Supplied: Australian Border Force
Daryl Dixon dari GLAA mengatakan kepada Penyelidikan Parlemen bahwa kewenangan tersebut perlu diberlakukan secara konsisten di Australia atau mereka tak akan berfungsi dengan baik.
"Misalnya, Pemerintah Negara Bagian Victoria telah mengindikasikan bahwa pihaknya akan memberlakukan lisensi kontraktor yang dipekerjakan, namun negara bagian lain seperti New South Wales dan Queensland mungkin tidak memberlakukan lisensi itu dengan standar yang sama," katanya.
"Anda mungkin memiliki perusahaan tenaga kerja yang memasok pekerja ke Victoria dari daerah yang longgar peraturannya di mana Pemerintah Victoria tidak bisa mengaturnya dengan cara yang sama."

Kelompok hortikultur tawarkan solusi

Baik negara bagian Victoria dan Queensland melaporkan adanya kekurangan pekerja yang besar, dengan panen bawang di tenggara Queensland membusuk di tanah setelah turunnya hujan deras.
Ini terjadi setelah negara bagian itu, beberapa tahun belakangan, melakukan tindakan keras terhadap pekerja ilegal dan pembunuhan brutal terhadap turis backpacker asal Inggris, Mia Ayliffe-Chung.
Ibu Mia, Rosie Ayliffe, telah membuat sebuah kampanye untuk menghentikan eksploitasi dalam skema perpanjangan visa 88 hari melalui media sosial.
Tapi menurut Rachel McKenzie dari organisasi Growcom, tidak ada hak bagi para pemilik lahan yang (salah) merasa difitnah oleh backpacker.
Federasi Petani Victoria menyerukan amnesti bagi para pekerja ilegal. "Kami tidak mengatakan untuk memberi mereka status tinggal permanen atau jalur untuk mendapat izin tempat tinggal permanen," kata Emma Germano, presiden hortikultura VFF.
"Tapi mari kita beri mereka visa pertanian khusus selama beberapa tahun, jadi setelah menghasilkan uang mereka bisa membawanya kembali ke tempat asal mereka."

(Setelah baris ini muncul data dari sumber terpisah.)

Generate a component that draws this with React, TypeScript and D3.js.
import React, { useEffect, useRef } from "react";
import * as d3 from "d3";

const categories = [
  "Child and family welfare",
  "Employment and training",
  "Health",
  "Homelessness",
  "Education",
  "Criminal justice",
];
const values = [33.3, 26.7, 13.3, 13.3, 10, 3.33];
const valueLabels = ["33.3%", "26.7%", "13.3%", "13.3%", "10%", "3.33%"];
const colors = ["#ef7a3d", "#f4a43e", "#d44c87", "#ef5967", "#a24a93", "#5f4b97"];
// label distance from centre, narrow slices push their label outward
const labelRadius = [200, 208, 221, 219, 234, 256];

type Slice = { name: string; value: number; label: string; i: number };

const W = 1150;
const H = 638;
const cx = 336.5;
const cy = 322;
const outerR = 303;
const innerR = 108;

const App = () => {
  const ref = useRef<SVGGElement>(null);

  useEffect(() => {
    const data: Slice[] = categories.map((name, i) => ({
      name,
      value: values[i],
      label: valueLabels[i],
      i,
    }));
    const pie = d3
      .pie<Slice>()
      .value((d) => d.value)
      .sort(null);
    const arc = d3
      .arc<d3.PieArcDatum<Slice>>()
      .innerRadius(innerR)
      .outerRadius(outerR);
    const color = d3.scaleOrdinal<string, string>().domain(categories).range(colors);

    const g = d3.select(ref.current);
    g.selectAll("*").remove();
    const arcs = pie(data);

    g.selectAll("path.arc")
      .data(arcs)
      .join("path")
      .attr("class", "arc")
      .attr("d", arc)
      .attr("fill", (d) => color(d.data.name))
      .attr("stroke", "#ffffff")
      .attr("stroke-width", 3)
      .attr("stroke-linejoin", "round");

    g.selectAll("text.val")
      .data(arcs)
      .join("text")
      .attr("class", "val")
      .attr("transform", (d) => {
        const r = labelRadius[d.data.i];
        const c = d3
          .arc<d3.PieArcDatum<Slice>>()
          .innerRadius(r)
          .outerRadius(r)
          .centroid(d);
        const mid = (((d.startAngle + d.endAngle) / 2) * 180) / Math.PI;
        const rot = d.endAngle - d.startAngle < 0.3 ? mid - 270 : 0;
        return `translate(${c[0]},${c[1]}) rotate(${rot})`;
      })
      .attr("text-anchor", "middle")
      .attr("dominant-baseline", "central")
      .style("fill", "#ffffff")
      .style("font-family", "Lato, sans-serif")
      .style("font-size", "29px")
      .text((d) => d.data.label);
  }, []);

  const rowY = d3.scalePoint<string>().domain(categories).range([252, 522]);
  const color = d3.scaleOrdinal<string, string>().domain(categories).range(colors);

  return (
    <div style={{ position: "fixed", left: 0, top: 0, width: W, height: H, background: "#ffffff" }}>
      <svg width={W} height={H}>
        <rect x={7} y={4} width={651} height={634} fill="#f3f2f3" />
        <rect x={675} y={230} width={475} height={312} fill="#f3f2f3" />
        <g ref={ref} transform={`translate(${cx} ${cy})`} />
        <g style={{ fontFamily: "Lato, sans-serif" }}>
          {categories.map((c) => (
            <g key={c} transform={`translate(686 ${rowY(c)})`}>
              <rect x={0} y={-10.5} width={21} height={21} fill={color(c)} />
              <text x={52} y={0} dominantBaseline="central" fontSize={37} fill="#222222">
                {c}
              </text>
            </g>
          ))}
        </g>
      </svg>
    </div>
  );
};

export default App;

Germano mengatakan, meskipun jeratan hutang lewat kerja paksa dan kerja paksa yang serupa perbudakan terjadi di sektor lain, para pemilik kebun mendapat perlakuan khusus.
"Saat ini, para pemilik kebun diminta untuk menjadi petugas imigrasi dan petugas pajak, dan ini terbukti sangat sulit untuk merekrut tenaga pemetik ke perkebunan," katanya.
Growcom mengatakan, amnesti pekerja ilegal adalah reaksi spontan dan malah mendukung pengaturan perusahaan tenaga kerja. "Kami benar-benar percaya bahwa rekrutmen tenaga kerja harus diatur di tingkat nasional, dan konsisten di semua negara bagian," kata McKenzie.
"Kami memiliki beberapa negara bagian yang mengembangkan peraturan perekrutan tenaga kerja dengan cukup luas dan sejumlah negara bagian lainnya tak demikian.”